São vários os motivos que levam a crer que é injusto culpar a África - e em especial a África Meridional (ou sul da África) - pelo surgimento da variante Ômicron.
Primeiro porque variantes podem surgir em qualquer lugar do mundo onde a vacinação não alcança percentuais satisfatórios, como Estados Unidos e Áustria, por exemplo, ou onde a pandemia está descontrolada, como já foi o caso de Índia e Brasil.
Segundo porque a variante Ômicron foi descoberta por cientistas da África do Sul, justamente porque esse país tem se dedicado ao sequenciamento de novas cepas - grosso modo, é como se os cientistas brasileiros tivessem descoberto uma nova variante aqui justamente pelo trabalho criterioso de suas equipes. Aliás, é muito provável que Ômicron não tenha surgido na África do Sul, mas em Botsuana, onde apenas 20% da população recebeu as duas doses de vacina (ou dose única da Janssen).
Na geopolítica da vacina, está claro que os países ricos, como previsível, se anteciparam aos demais na vacina - a União Europeia vacinou 67% da população, média acima da mundial (42%). A África do Sul, país mais rico do continente, por exemplo, imunizou 24%. A média de toda a África, no entanto, é bem inferior, 7%.
O terceiro motivo é que, sim, a África do Sul soou o alerta, mas, no mesmo dia ou 24 horas depois, a variante já havia sido detectada em mais de 10 países do outrora chamado Primeiro Mundo - Austrália, Áustria, Bélgica, Reino Unido, Canadá, República Tcheca, Dinamarca, Alemanha, Israel, Itália, Holanda, Portugal e Hong Kong são alguns.

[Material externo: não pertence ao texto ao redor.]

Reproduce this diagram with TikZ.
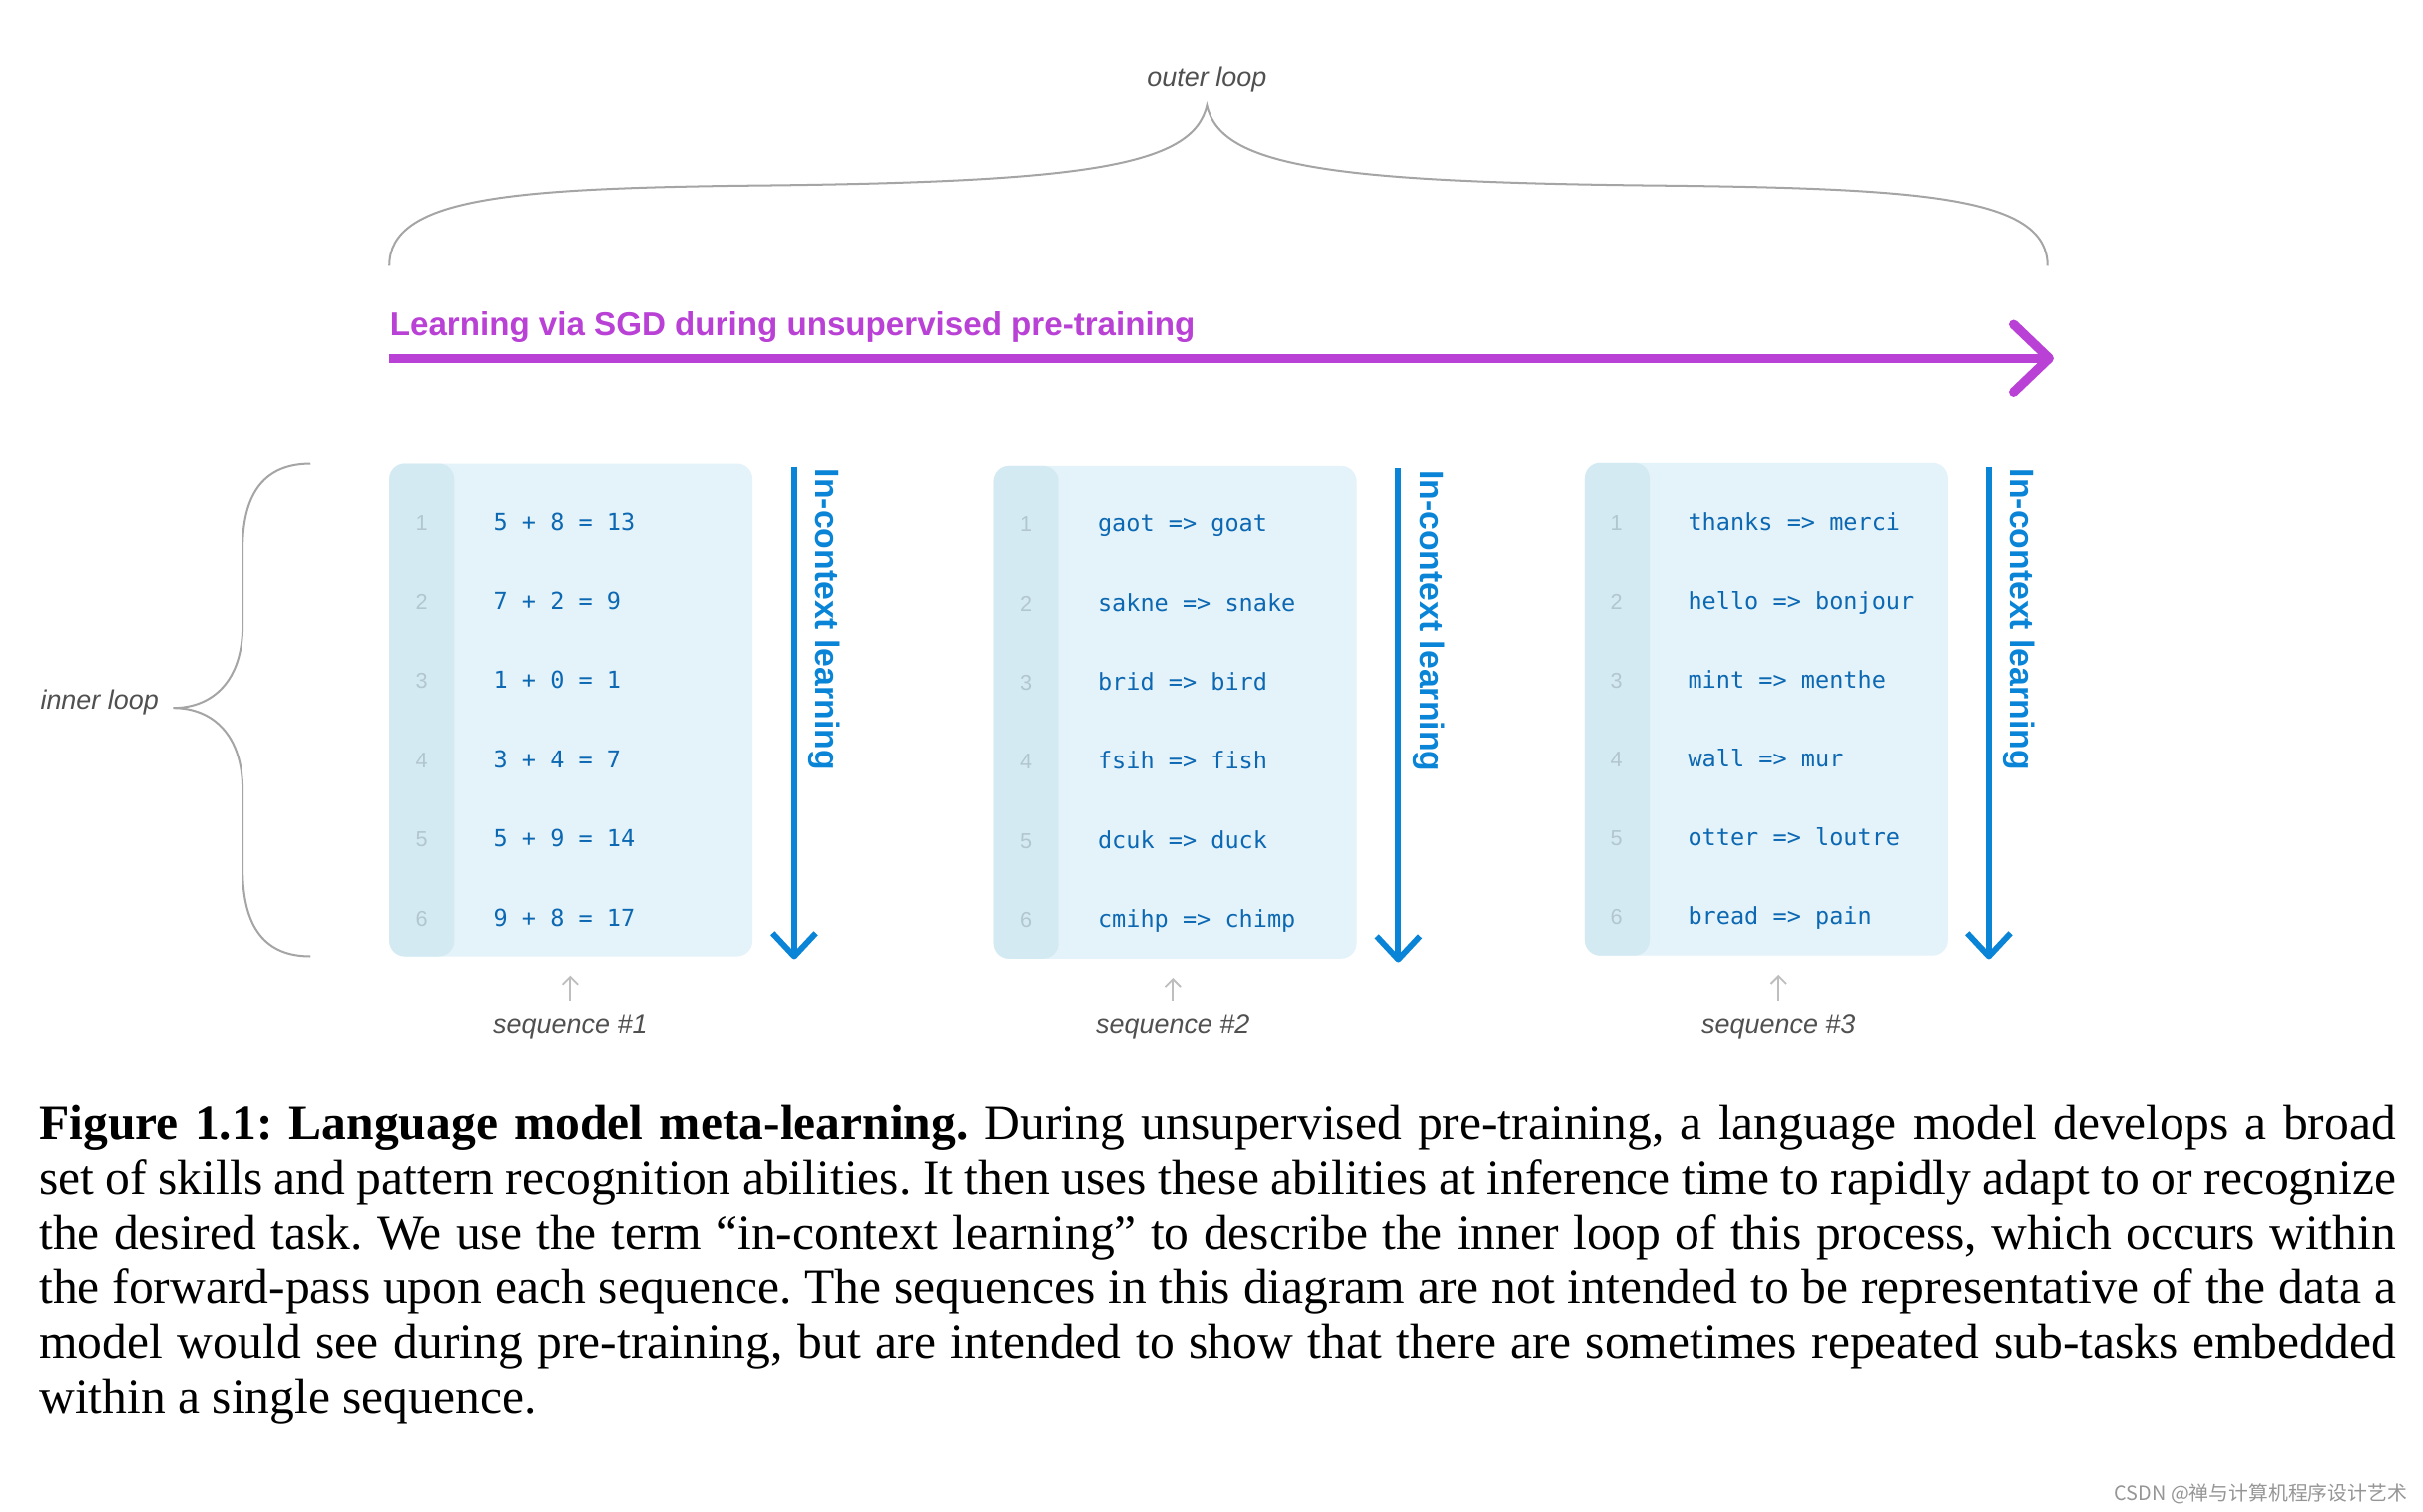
\documentclass[tikz,border=0pt]{standalone}
\usepackage{fontspec}
\setmainfont{Liberation Serif}
\setsansfont{Liberation Sans}
\setmonofont{DejaVu Sans Mono}
\newfontfamily\cjkfont{Noto Sans CJK SC}
\usetikzlibrary{arrows.meta,calc}
\definecolor{sgdpurple}{RGB}{185,65,213}
\definecolor{icblue}{RGB}{10,132,214}
\definecolor{codeblue}{RGB}{12,104,178}
\definecolor{boxbg}{RGB}{228,243,249}
\definecolor{gutterbg}{RGB}{212,234,243}
\definecolor{numgray}{RGB}{178,198,208}
\definecolor{bracegray}{RGB}{165,165,165}
\definecolor{lblgray}{RGB}{80,80,80}
\definecolor{seqgray}{RGB}{190,190,190}
\definecolor{wmgray}{RGB}{150,150,150}
\frenchspacing
\newcommand\capline[1]{{\spaceskip=0.25em plus 0.4em minus 0.15em\relax\makebox[762.5pt][s]{#1}}}
\begin{document}
\begin{tikzpicture}[x=0.5pt,y=-0.5pt,
  seqbox/.style={fill=boxbg, rounded corners=5pt, minimum width=117.5pt, minimum height=159.5pt, inner sep=0pt,
    path picture={\fill[gutterbg] (path picture bounding box.north west) rectangle ([xshift=21pt]path picture bounding box.south west);}},
  lbl/.style={font=\sffamily\itshape\fontsize{8.7pt}{10pt}\selectfont, text=lblgray, inner sep=0pt},
  codetxt/.style={font=\ttfamily\fontsize{7.6pt}{9pt}\selectfont, text=codeblue, inner sep=0pt, anchor=base west},
  lnum/.style={font=\sffamily\fontsize{7pt}{8pt}\selectfont, text=numgray, inner sep=0pt, anchor=base},
  ictext/.style={font=\sffamily\bfseries\fontsize{10.9pt}{12pt}\selectfont, text=icblue, inner sep=0pt, rotate=-90, anchor=base west},
  icarrow/.style={draw=icblue, line width=1.9pt, line join=round},
  sgdline/.style={draw=sgdpurple, line width=3pt, line join=round},
  bracepath/.style={draw=bracegray, line width=0.65pt},
  seqarrow/.style={draw=seqgray, line width=0.6pt, -{Straight Barb[length=2.5pt,width=5pt]}},
  captxt/.style={font=\fontsize{16pt}{17.8pt}\selectfont, anchor=base west, inner sep=0pt}
]
\fill[white] (0,0) rectangle (1568,978);
\useasboundingbox (0,0) rectangle (1568,978);

% outer loop brace
\node[lbl, anchor=base] (outer) at (781,56) {outer loop};
\coordinate (obL) at (252,172);
\coordinate (obM) at (781,68);
\coordinate (obR) at (1325,172);
\draw[bracepath] (obL) .. controls (252,128) and (330,122) .. (480,120)
  .. controls (700,118) and (772,108) .. (obM)
  .. controls (790,108) and (862,118) .. (1082,120)
  .. controls (1247,122) and (1325,128) .. (obR);

% SGD arrow
\node[font=\sffamily\bfseries\fontsize{10.7pt}{12pt}\selectfont, text=sgdpurple, anchor=base west, inner sep=0pt] (sgdlbl) at (252,217) {Learning via SGD during unsupervised pre-training};
\coordinate (sgdL) at (252,232);
\coordinate (sgdR) at (1326,232);
\draw[sgdline] (sgdL) -- (sgdR);
\draw[sgdline, line cap=round] ($(sgdR)+(-23,-22)$) -- (sgdR) -- ($(sgdR)+(-23,22)$);

% inner loop brace
\node[lbl, anchor=base east] (inner) at (103,459) {inner loop};
\coordinate (ibT) at (201,300);
\coordinate (ibTip) at (112,458);
\coordinate (ibB) at (201,619);
\draw[bracepath] (ibT) .. controls (172,300) and (157,318) .. (157,355) -- (157,405)
  .. controls (157,440) and (138,458) .. (ibTip)
  .. controls (138,458) and (157,476) .. (157,511) -- (157,562)
  .. controls (157,601) and (172,619) .. (ibB);

% sequence boxes
\node[seqbox] (box1) at (369.5,459.5) {};
\node[seqbox] (box2) at (760.5,461) {};
\node[seqbox] (box3) at (1143,459) {};

\foreach \txt [count=\i] in {5 + 8 = 13, 7 + 2 = 9, 1 + 0 = 1, 3 + 4 = 7, 5 + 9 = 14, 9 + 8 = 17} {
  \node[codetxt] (c1-\i) at (319,{343+51.3*(\i-1)}) {\txt};
  \node[lnum] (n1-\i) at (273,{343+51.3*(\i-1)}) {\i};
}
\foreach \txt [count=\i] in {gaot => goat, sakne => snake, brid => bird, fsih => fish, dcuk => duck, cmihp => chimp} {
  \node[codetxt] (c2-\i) at (710,{344+51.3*(\i-1)}) {\txt};
  \node[lnum] (n2-\i) at (664,{344+51.3*(\i-1)}) {\i};
}
\foreach \txt [count=\i] in {thanks => merci, hello => bonjour, mint => menthe, wall => mur, otter => loutre, bread => pain} {
  \node[codetxt] (c3-\i) at (1092,{343+51.1*(\i-1)}) {\txt};
  \node[lnum] (n3-\i) at (1046,{343+51.1*(\i-1)}) {\i};
}

% in-context arrows
\foreach \k/\ax/\at/\ab in {1/514/302/619, 2/905/303/621, 3/1287/302/619} {
  \coordinate (ict\k) at (\ax,\at);
  \coordinate (icb\k) at (\ax,\ab);
  \draw[icarrow] (ict\k) -- (icb\k);
  \draw[icarrow] ($(icb\k)+(-14,-15)$) -- (icb\k) -- ($(icb\k)+(14,-15)$);
  \node[ictext] (ic\k) at ({\ax+14.2},{\at+1}) {In-context learning};
}

% sequence labels
\node[lbl, anchor=base] (sq1) at (369,669) {sequence \#1};
\node[lbl, anchor=base] (sq2) at (759,669) {sequence \#2};
\node[lbl, anchor=base] (sq3) at (1151,669) {sequence \#3};
\draw[seqarrow, shorten <=4.5pt, shorten >=6pt] (sq1.north) -- (sq1.north |- box1.south);
\draw[seqarrow, shorten <=4.5pt, shorten >=6pt] (sq2.north) -- (sq2.north |- box2.south);
\draw[seqarrow, shorten <=4.5pt, shorten >=6pt] (sq3.north) -- (sq3.north |- box3.south);

% caption
\node[captxt] (cap1) at (25,737) {\capline{\textbf{Figure 1.1: Language model meta-learning.} During unsupervised pre-training, a language model develops a broad}};
\node[captxt] (cap2) at (25,772.6) {\capline{set of skills and pattern recognition abilities. It then uses these abilities at inference time to rapidly adapt to or recognize}};
\node[captxt] (cap3) at (25,808.2) {\capline{the desired task. We use the term “in-context learning” to describe the inner loop of this process, which occurs within}};
\node[captxt] (cap4) at (25,843.8) {\capline{the forward-pass upon each sequence. The sequences in this diagram are not intended to be representative of the data a}};
\node[captxt] (cap5) at (25,879.4) {\capline{model would see during pre-training, but are intended to show that there are sometimes repeated sub-tasks embedded}};
\node[captxt] (cap6) at (25,915) {within a single sequence.};

% watermark
\node[anchor=base east, font=\cjkfont\fontsize{6.4pt}{7pt}\selectfont, text=wmgray, inner sep=0pt] (wm) at (1558,971) {CSDN @禅与计算机程序设计艺术};
\end{tikzpicture}
\end{document}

Não vi, até agora, governos mundo afora impondo restrições de voos a esses países - ao que parece, apenas os africanos foram penalizados.
O impacto do isolamento sul-africano é brutal. O presidente Cyril Ramaphosa apelou por uma campanha internacional por solidariedade. A suspensão de voos para o país tem resultados imediatos na economia. A África do Sul é um hub de voos internacionais e 7% do Produto Interno Bruto (PIB) depende do turismo. A agência de notícias Bloomberg classificou o impacto da covid-19 no país como "a mais profunda contração da economia nos últimos 30 anos". Cerca de 34% da população está sem emprego.
A maioria das doações de vacinas à África tem sido feita com pouca antecedência e com vida útil curta, segundo um conjunto de importantes de organizações de saúde pública do continente, o que torna extremamente difícil para os governos planejar campanhas de vacinação e aumentar a capacidade de absorção. Até agora, mais de 90 milhões de doses doadas foram entregues ao continente por meio da Covax (da Organização Mundial da Saúde) e do Avat ( African Vaccine Acquisition Trust). Os países precisam de abastecimento previsível e confiável para planejar em curto prazo a distribuição.
Pfizer e Johnson & Johnson fizeram doações para a África, mas esses produtos (as vacinas de última geração), como se sabe, exigem melhores condições de armazenamento, algo de que nações pobres não dispõem. Isso dificulta estoque, entrega e aplicação.
Nesse momento, não basta só doar. China e Estados Unidos, que têm se dedicado a doar vacinas (cada um com seus interesses próprios de projeção de influência) precisam pensar nisso.
Até agora, falhamos como humanidade no grande teste da cooperação internacional alardeada no pós-II Guerra Mundial.